◆ **EXERCISE TASK**
Look through the material below and count the lines with the string "document". Report only the count.

(Code that draws figures)
• • • •
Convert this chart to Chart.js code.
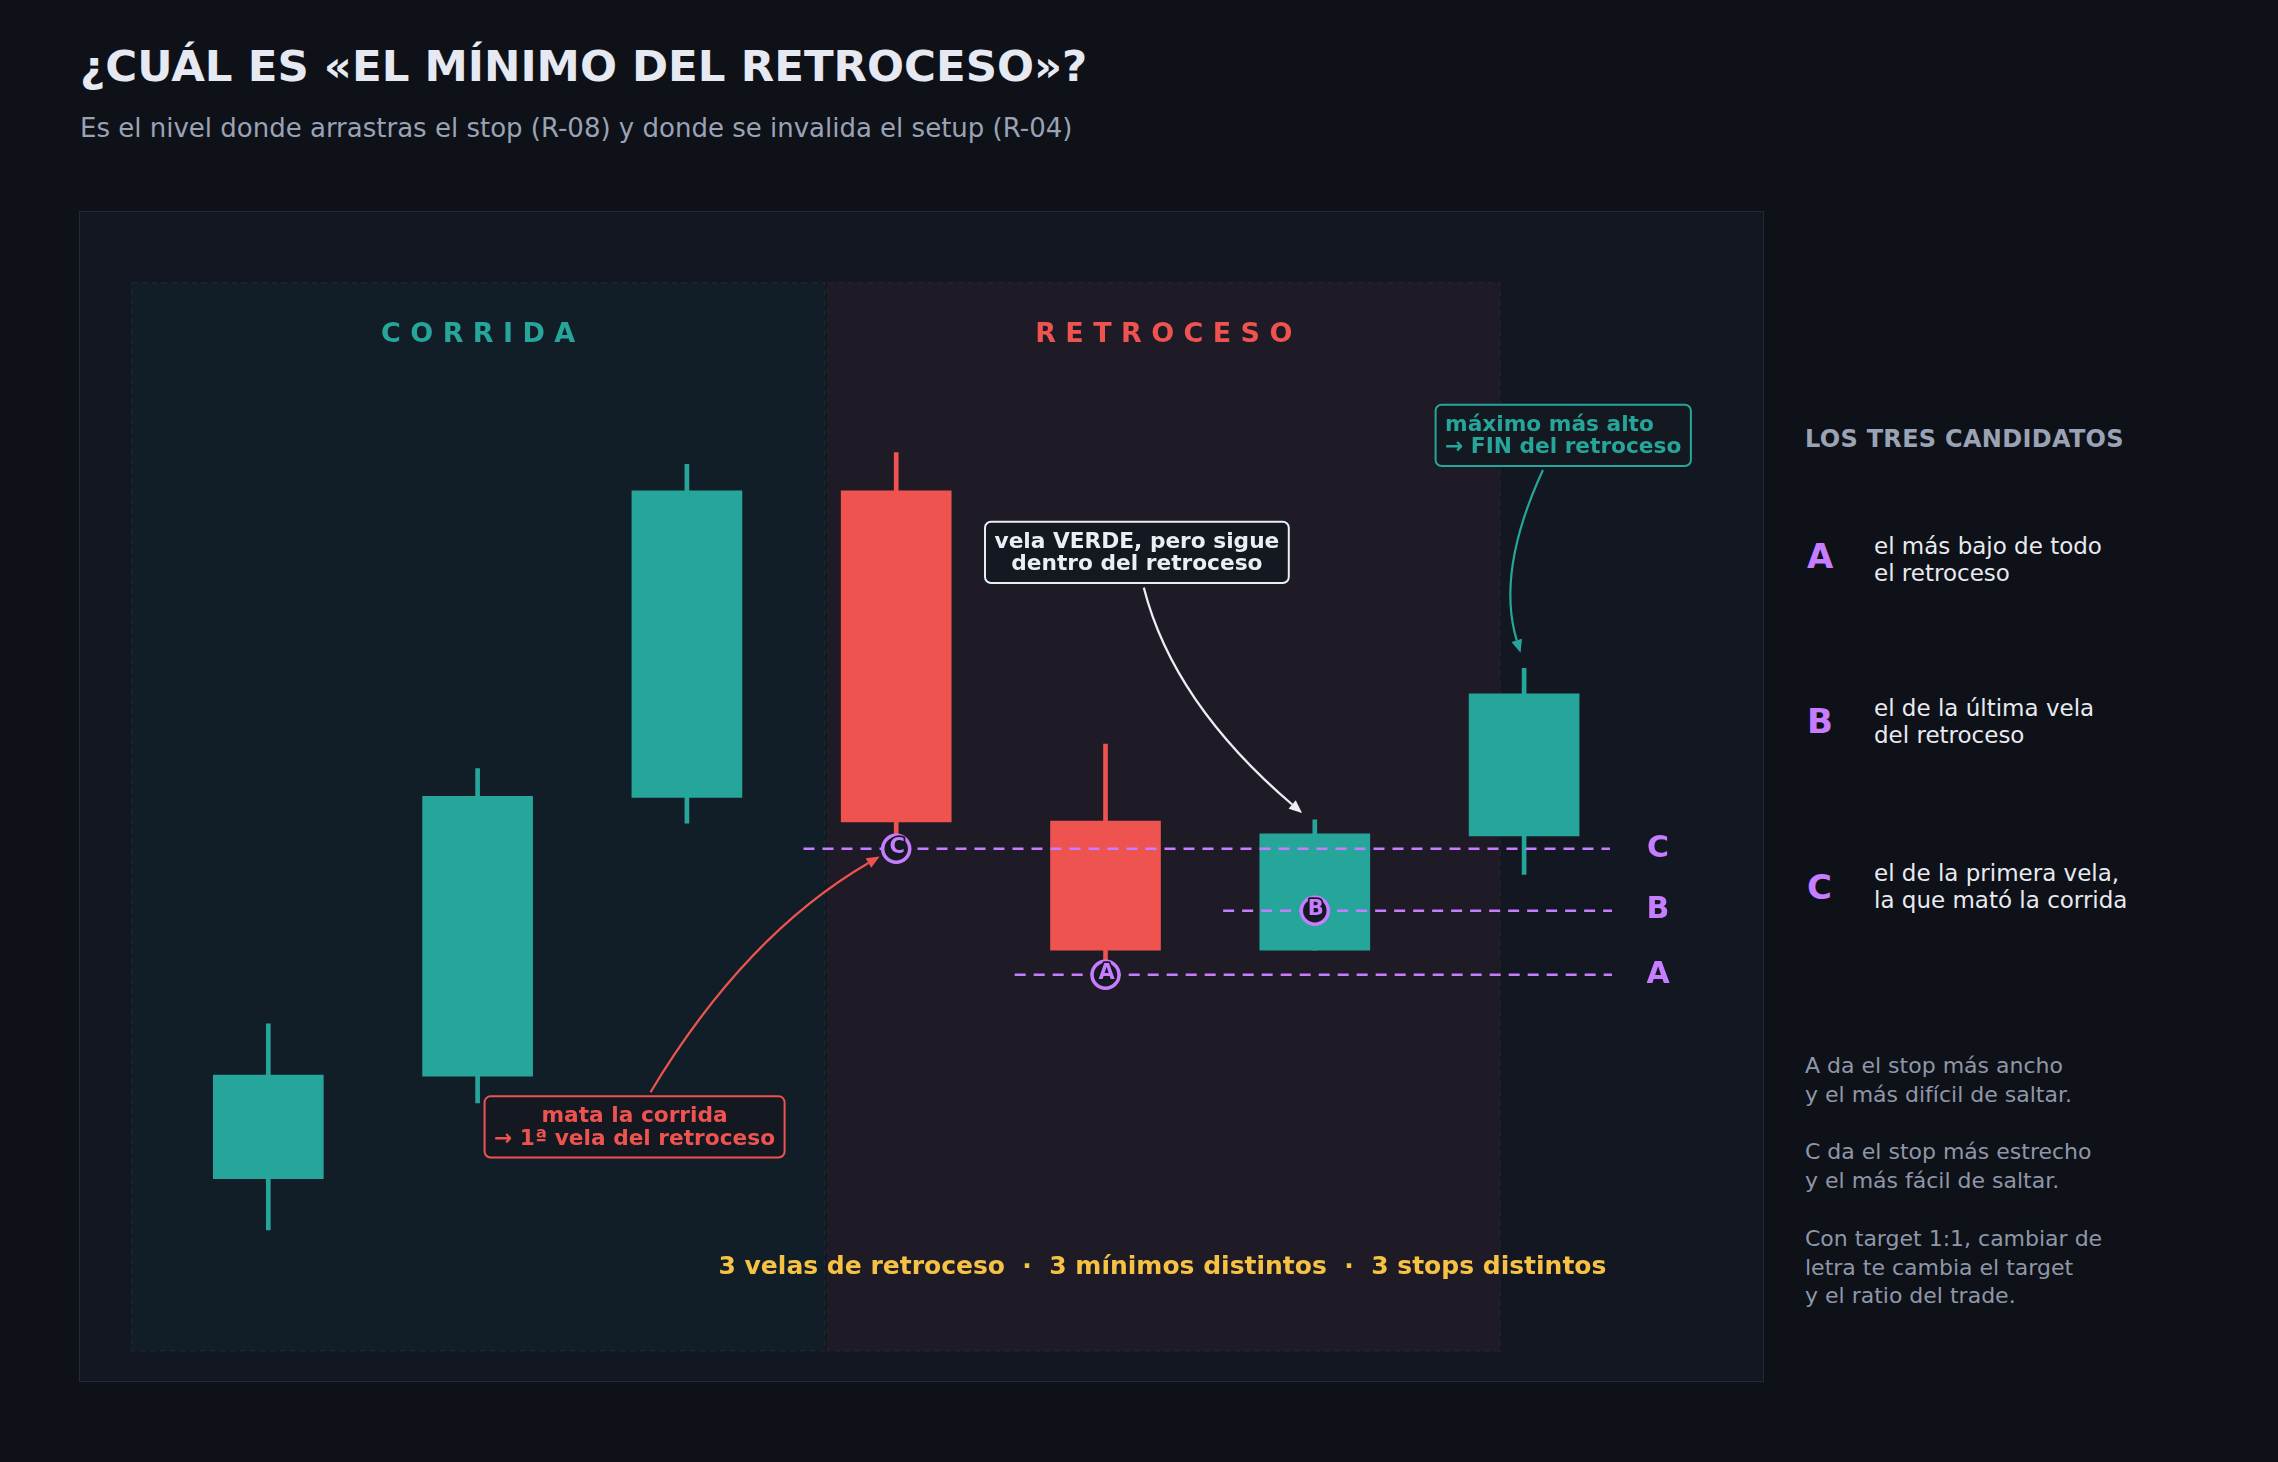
<!DOCTYPE html>
<html lang="es">
<head>
<meta charset="utf-8">
<title>¿Cuál es «el mínimo del retroceso»?</title>
<script src="https://cdn.jsdelivr.net/npm/chart.js@4.4.1/dist/chart.umd.min.js"></script>
<style>
    html, body { margin: 0; padding: 0; background: #0e1118; }
    body { width: 2278px; height: 1462px; position: relative; overflow: hidden; font-family: "DejaVu Sans", sans-serif; }
    .txt { position: absolute; white-space: nowrap; }
    #titulo { left: 80px; top: 44px; font-size: 43.5px; line-height: 44px; font-weight: bold; color: #e6e9f2; }
    #subtitulo { left: 80px; top: 115px; font-size: 26px; line-height: 26px; color: #9aa3b5; }
    #panel { position: absolute; left: 79px; top: 211px; width: 1683px; height: 1169px; border: 1px solid #222937; background: #131722; }
    #panel canvas { position: absolute; left: 0; top: 0; }
    #cabecera { left: 1805px; top: 427px; font-size: 24px; line-height: 24px; font-weight: bold; color: #9aa3b5; letter-spacing: 0.3px; }
    .letra { left: 1807px; font-size: 34px; line-height: 34px; font-weight: bold; color: #c77dff; }
    .desc { left: 1874px; font-size: 23px; line-height: 26.5px; color: #e8eaf0; }
    #notas { left: 1805px; top: 1052px; font-size: 22px; line-height: 28.8px; color: #8e97a8; }
</style>
</head>
<body>
<div id="titulo" class="txt">¿CUÁL ES «EL MÍNIMO DEL RETROCESO»?</div>
<div id="subtitulo" class="txt">Es el nivel donde arrastras el stop (R-08) y donde se invalida el setup (R-04)</div>

<div id="panel"><canvas id="velas" width="1683" height="1169"></canvas></div>

<div id="cabecera" class="txt">LOS TRES CANDIDATOS</div>
<div class="txt letra" style="top:539px">A</div>
<div class="txt desc" style="top:533px">el más bajo de todo<br>el retroceso</div>
<div class="txt letra" style="top:704px">B</div>
<div class="txt desc" style="top:695px">el de la última vela<br>del retroceso</div>
<div class="txt letra" style="top:870px">C</div>
<div class="txt desc" style="top:860px">el de la primera vela,<br>la que mató la corrida</div>
<div id="notas" class="txt">A da el stop más ancho<br>y el más difícil de saltar.<br><br>C da el stop más estrecho<br>y el más fácil de saltar.<br><br>Con target 1:1, cambiar de<br>letra te cambia el target<br>y el ratio del trade.</div>

<script>
// velas: posición en el eje x y precios
const candleIndex = [1, 2, 3, 4, 5, 6, 7];
const candleOpen  = [16.1, 25.7, 51.8, 80.5, 49.6, 37.5, 48.2];
const candleClose = [25.8, 51.9, 80.5, 49.5, 37.5, 48.4, 61.5];
const candleHigh  = [30.6, 54.5, 83.0, 84.1, 56.8, 49.7, 63.9];
const candleLow   = [11.3, 23.2, 49.4, 47.0, 35.2, 37.5, 44.6];

// los tres candidatos a "mínimo del retroceso"
const levelNames  = ['C', 'B', 'A'];
const levelValues = [47.0, 41.2, 35.2];
const levelCandle = [4, 6, 5];
const levelFrom   = [3.557, 5.562, 4.566];
const levelTo     = [7.41, 7.42, 7.42];

// zonas
const zoneNames = ['C O R R I D A', 'R E T R O C E S O'];
const zoneFrom  = [0.347, 3.672];
const zoneTo    = [3.658, 6.885];

const GREEN = '#26a69a';
const RED = '#ef5350';
const PURPLE = '#c77dff';

function candleColor(i) {
    return candleClose[i] >= candleOpen[i] ? GREEN : RED;
}

function toPx(chart, x, y) {
    return [chart.scales.x.getPixelForValue(x), chart.scales.y.getPixelForValue(y)];
}

const zonasPlugin = {
    id: 'zonas',
    beforeDatasetsDraw(chart, args, opts) {
        let c = chart.ctx;
        zoneNames.forEach(function (name, i) {
            let [x0, y0] = toPx(chart, zoneFrom[i], opts.top);
            let [x1, y1] = toPx(chart, zoneTo[i], opts.bottom);
            c.save();
            c.fillStyle = opts.fills[i];
            c.fillRect(x0, y0, x1 - x0, y1 - y0);
            c.setLineDash([6, 4]);
            c.lineWidth = 1.5;
            c.strokeStyle = opts.edges[i];
            c.strokeRect(x0, y0, x1 - x0, y1 - y0);
            c.restore();
        });
    },
    afterDatasetsDraw(chart, args, opts) {
        let c = chart.ctx;
        c.save();
        c.font = 'bold 27px "DejaVu Sans"';
        c.textAlign = 'center';
        c.textBaseline = 'middle';
        zoneNames.forEach(function (name, i) {
            let [x, y] = toPx(chart, (zoneFrom[i] + zoneTo[i]) / 2, opts.labelY);
            c.fillStyle = opts.labelColors[i];
            c.fillText(name, x, y);
        });
        c.restore();
    }
};

function drawArrow(c, chart, pts, color) {
    let p = pts.map(function (q) { return toPx(chart, q[0], q[1]); });
    let ang = Math.atan2(p[2][1] - p[1][1], p[2][0] - p[1][0]);
    let len = 13, half = 5.5;
    let bx = p[2][0] - len * Math.cos(ang), by = p[2][1] - len * Math.sin(ang);
    c.strokeStyle = color;
    c.fillStyle = color;
    c.lineWidth = 2.2;
    c.beginPath();
    c.moveTo(p[0][0], p[0][1]);
    c.quadraticCurveTo(p[1][0], p[1][1], bx, by);
    c.stroke();
    c.beginPath();
    c.moveTo(p[2][0], p[2][1]);
    c.lineTo(bx + half * Math.sin(ang), by - half * Math.cos(ang));
    c.lineTo(bx - half * Math.sin(ang), by + half * Math.cos(ang));
    c.closePath();
    c.fill();
}

function drawNote(c, chart, n) {
    let lh = 22.6;
    c.font = 'bold 21.7px "DejaVu Sans"';
    let w = Math.max.apply(null, n.lines.map(function (l) { return c.measureText(l).width; })) + 19;
    let h = n.lines.length * lh + 16;
    let [cx, cy] = toPx(chart, n.x, n.y);
    c.beginPath();
    c.roundRect(cx - w / 2, cy - h / 2, w, h, 6);
    c.fillStyle = '#141821';
    c.fill();
    c.lineWidth = 2;
    c.strokeStyle = n.color;
    c.stroke();
    c.fillStyle = n.color;
    c.textBaseline = 'middle';
    c.textAlign = n.align;
    let tx = n.align === 'left' ? cx - w / 2 + 9.5 : cx;
    n.lines.forEach(function (l, i) {
        c.fillText(l, tx, cy + 1 - (n.lines.length - 1) * lh / 2 + i * lh);
    });
    drawArrow(c, chart, n.arrow, n.color);
}

const notasPlugin = {
    id: 'notas',
    afterDatasetsDraw(chart, args, opts) {
        let c = chart.ctx;
        c.save();
        // letras dentro de los círculos
        c.font = 'bold 21px "DejaVu Sans"';
        c.textAlign = 'center';
        c.textBaseline = 'middle';
        c.lineJoin = 'round';
        levelNames.forEach(function (name, i) {
            let [x, y] = toPx(chart, levelCandle[i], levelValues[i]);
            c.lineWidth = 3.5;
            c.strokeStyle = '#141821';
            c.strokeText(name, x + 1, y - 1);
            c.fillStyle = PURPLE;
            c.fillText(name, x + 1, y - 1);
        });
        // letras a la derecha de cada nivel
        c.font = 'bold 30px "DejaVu Sans"';
        levelNames.forEach(function (name, i) {
            let [x, y] = toPx(chart, opts.letterX, levelValues[i]);
            c.fillStyle = PURPLE;
            c.fillText(name, x, y);
        });
        // cajas con flecha
        opts.items.forEach(function (n) { drawNote(c, chart, n); });
        // texto inferior
        let [bx, by] = toPx(chart, opts.footer.x, opts.footer.y);
        c.font = 'bold 25px "DejaVu Sans"';
        c.textAlign = 'center';
        c.textBaseline = 'middle';
        c.fillStyle = '#f6c244';
        c.fillText(opts.footer.text, bx, by);
        c.restore();
    }
};

const wickData = candleIndex.map(function (x, i) { return {x: x, y: [candleLow[i], candleHigh[i]]}; });
const bodyData = candleIndex.map(function (x, i) { return {x: x, y: [candleOpen[i], candleClose[i]]}; });
const colors = candleIndex.map(function (x, i) { return candleColor(i); });

const levelSets = levelNames.map(function (name, i) {
    return {
        type: 'line',
        label: 'nivel ' + name,
        data: [{x: levelFrom[i], y: levelValues[i]}, {x: levelTo[i], y: levelValues[i]}],
        borderColor: PURPLE,
        borderWidth: 2.5,
        borderDash: [11, 8],
        pointRadius: 0,
        fill: false,
        order: 2
    };
});

const myChart = new Chart(document.getElementById('velas'), {
    type: 'bar',
    data: {
        datasets: [{
            label: 'mecha',
            data: wickData,
            backgroundColor: colors,
            barThickness: 4,
            grouped: false,
            order: 4
        }, {
            label: 'cuerpo',
            data: bodyData,
            backgroundColor: colors,
            barThickness: 110,
            grouped: false,
            order: 3
        }].concat(levelSets).concat([{
            type: 'line',
            label: 'candidatos',
            data: levelNames.map(function (n, i) { return {x: levelCandle[i], y: levelValues[i]}; }),
            showLine: false,
            pointRadius: 13.5,
            pointBorderWidth: 3.5,
            pointBorderColor: PURPLE,
            pointBackgroundColor: '#171a24',
            order: 1
        }])
    },
    options: {
        responsive: false,
        animation: false,
        devicePixelRatio: 1,
        layout: { padding: 0, autoPadding: false },
        scales: {
            x: { type: 'linear', offset: false, min: 0.1003, max: 8.1414, display: false },
            y: { type: 'linear', min: -2.84, max: 106.62, display: false }
        },
        plugins: {
            legend: { display: false },
            tooltip: { enabled: false },
            zonas: {
                top: 100, bottom: 0, labelY: 95.1,
                fills: ['#121e27', '#1e1b26'],
                edges: ['#16292e', '#2a1f29'],
                labelColors: [GREEN, RED]
            },
            notas: {
                letterX: 7.64,
                footer: { text: '3 velas de retroceso  ·  3 mínimos distintos  ·  3 stops distintos', x: 5.272, y: 7.8 },
                items: [{
                    lines: ['mata la corrida', '→ 1ª vela del retroceso'],
                    x: 2.75, y: 20.95, color: RED, align: 'center',
                    arrow: [[2.826, 24.20], [3.278, 38.92], [3.921, 46.27]]
                }, {
                    lines: ['vela VERDE, pero sigue', 'dentro del retroceso'],
                    x: 5.15, y: 74.75, color: '#eceef4', align: 'center',
                    arrow: [[5.183, 71.45], [5.323, 60.67], [5.939, 50.35]]
                }, {
                    lines: ['máximo más alto', '→ FIN del retroceso'],
                    x: 7.187, y: 85.70, color: GREEN, align: 'left',
                    arrow: [[7.090, 82.46], [6.865, 72.93], [6.983, 65.35]]
                }]
            }
        }
    },
    plugins: [zonasPlugin, notasPlugin]
});
</script>
</body>
</html>
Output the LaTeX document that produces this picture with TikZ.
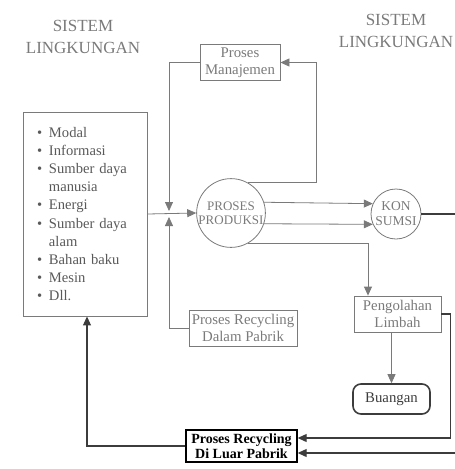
• • • •
◆ **WRITTEN SOLUTION**
2